_WORK INSTRUCTIONS_
Starting at the first line of the data below, write out each line exactly until you reach the line containing "import math", and include that line too.

_PROVIDED DATA_
start

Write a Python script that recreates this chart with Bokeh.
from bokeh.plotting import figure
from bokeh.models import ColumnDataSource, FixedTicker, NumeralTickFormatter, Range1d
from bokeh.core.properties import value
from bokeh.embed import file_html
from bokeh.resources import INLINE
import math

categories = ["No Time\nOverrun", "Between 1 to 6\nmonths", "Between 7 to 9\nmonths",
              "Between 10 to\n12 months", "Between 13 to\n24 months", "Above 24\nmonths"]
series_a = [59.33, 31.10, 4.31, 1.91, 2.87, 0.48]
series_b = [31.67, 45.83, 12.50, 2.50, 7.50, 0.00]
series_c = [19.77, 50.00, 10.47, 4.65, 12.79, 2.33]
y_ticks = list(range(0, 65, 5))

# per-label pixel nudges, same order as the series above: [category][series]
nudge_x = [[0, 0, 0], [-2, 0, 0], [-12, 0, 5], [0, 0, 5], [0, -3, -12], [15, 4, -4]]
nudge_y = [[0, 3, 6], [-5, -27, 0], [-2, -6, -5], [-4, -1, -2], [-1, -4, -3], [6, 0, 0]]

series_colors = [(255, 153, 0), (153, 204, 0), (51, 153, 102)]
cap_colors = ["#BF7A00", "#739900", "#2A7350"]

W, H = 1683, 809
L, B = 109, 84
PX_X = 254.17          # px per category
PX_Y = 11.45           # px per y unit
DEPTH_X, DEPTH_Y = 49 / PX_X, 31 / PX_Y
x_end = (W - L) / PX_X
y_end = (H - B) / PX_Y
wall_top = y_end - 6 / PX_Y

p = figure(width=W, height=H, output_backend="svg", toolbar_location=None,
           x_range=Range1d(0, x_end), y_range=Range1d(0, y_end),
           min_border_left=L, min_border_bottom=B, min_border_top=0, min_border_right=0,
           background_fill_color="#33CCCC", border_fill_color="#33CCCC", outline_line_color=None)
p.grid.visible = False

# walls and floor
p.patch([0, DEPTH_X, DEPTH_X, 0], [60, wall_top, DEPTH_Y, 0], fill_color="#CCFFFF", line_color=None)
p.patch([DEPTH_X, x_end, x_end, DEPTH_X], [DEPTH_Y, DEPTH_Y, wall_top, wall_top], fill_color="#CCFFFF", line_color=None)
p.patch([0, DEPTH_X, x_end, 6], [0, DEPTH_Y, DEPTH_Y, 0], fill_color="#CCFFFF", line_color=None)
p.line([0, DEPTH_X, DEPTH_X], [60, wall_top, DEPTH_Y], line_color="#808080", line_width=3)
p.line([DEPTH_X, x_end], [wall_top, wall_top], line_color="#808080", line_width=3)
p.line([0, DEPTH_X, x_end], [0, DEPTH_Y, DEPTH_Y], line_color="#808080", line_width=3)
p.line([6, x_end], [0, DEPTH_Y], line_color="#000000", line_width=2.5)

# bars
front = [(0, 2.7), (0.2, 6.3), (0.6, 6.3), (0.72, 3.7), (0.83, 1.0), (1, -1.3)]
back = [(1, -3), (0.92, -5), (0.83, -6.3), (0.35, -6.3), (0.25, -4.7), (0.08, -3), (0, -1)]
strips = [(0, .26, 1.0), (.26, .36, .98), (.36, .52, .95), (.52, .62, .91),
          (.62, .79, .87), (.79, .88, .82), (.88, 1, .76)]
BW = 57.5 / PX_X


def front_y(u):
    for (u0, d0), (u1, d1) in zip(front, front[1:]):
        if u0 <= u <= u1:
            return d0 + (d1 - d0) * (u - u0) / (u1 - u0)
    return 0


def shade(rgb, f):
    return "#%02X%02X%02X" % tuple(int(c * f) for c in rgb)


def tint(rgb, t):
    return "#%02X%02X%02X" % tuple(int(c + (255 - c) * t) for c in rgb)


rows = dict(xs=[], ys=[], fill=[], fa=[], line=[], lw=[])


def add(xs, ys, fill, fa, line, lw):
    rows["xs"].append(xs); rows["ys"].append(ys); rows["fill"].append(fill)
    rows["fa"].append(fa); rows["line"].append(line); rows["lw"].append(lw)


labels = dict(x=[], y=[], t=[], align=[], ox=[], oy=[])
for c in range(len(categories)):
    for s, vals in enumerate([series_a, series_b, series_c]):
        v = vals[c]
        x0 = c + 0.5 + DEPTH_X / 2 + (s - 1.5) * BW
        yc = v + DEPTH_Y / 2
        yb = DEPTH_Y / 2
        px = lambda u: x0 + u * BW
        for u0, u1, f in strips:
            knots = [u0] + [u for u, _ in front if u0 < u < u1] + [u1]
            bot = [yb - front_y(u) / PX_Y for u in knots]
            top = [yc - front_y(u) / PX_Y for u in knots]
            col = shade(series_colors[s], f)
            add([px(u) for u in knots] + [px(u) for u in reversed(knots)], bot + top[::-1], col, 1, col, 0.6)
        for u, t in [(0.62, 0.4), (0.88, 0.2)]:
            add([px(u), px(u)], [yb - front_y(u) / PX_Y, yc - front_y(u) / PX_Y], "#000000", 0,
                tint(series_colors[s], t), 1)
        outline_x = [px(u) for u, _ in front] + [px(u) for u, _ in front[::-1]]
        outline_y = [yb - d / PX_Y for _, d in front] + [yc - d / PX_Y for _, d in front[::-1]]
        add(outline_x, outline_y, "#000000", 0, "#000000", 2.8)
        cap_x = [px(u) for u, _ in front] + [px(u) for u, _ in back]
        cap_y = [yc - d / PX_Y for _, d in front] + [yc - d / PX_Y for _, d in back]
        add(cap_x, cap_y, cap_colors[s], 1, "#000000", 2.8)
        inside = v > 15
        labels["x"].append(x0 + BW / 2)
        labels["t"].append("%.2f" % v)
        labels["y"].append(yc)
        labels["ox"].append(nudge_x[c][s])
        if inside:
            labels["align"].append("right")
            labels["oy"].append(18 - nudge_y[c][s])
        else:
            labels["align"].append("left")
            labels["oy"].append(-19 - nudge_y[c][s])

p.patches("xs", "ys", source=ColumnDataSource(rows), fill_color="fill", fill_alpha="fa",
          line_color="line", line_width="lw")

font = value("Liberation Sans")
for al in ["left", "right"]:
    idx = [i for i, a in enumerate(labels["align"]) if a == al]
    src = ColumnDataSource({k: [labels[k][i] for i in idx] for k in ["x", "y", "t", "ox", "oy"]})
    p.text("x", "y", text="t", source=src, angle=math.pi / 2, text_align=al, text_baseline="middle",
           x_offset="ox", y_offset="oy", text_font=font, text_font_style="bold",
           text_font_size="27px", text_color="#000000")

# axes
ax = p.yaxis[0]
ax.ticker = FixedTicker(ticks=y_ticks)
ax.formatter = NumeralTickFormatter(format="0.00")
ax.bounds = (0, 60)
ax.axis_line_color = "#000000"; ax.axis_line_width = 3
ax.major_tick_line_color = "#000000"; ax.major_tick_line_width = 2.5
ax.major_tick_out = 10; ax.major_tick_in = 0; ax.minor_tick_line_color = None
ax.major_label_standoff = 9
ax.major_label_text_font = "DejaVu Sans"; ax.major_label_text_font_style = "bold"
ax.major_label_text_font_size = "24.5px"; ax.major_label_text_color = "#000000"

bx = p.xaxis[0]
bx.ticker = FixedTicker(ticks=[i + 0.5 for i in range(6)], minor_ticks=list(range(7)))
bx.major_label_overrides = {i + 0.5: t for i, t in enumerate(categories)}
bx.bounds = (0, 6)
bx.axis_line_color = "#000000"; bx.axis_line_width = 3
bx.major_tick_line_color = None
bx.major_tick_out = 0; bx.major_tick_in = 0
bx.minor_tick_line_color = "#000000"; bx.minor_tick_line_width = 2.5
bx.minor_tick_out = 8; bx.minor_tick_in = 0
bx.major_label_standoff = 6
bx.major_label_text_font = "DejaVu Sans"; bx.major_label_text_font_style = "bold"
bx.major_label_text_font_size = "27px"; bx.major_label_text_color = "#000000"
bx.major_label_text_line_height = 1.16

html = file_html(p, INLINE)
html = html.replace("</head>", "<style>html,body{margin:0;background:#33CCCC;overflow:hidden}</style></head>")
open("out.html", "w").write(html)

end

_RESPONSE TO THIS TASK_
Write a Python script that recreates this chart with Bokeh.
from bokeh.plotting import figure
from bokeh.models import ColumnDataSource, FixedTicker, NumeralTickFormatter, Range1d
from bokeh.core.properties import value
from bokeh.embed import file_html
from bokeh.resources import INLINE
import math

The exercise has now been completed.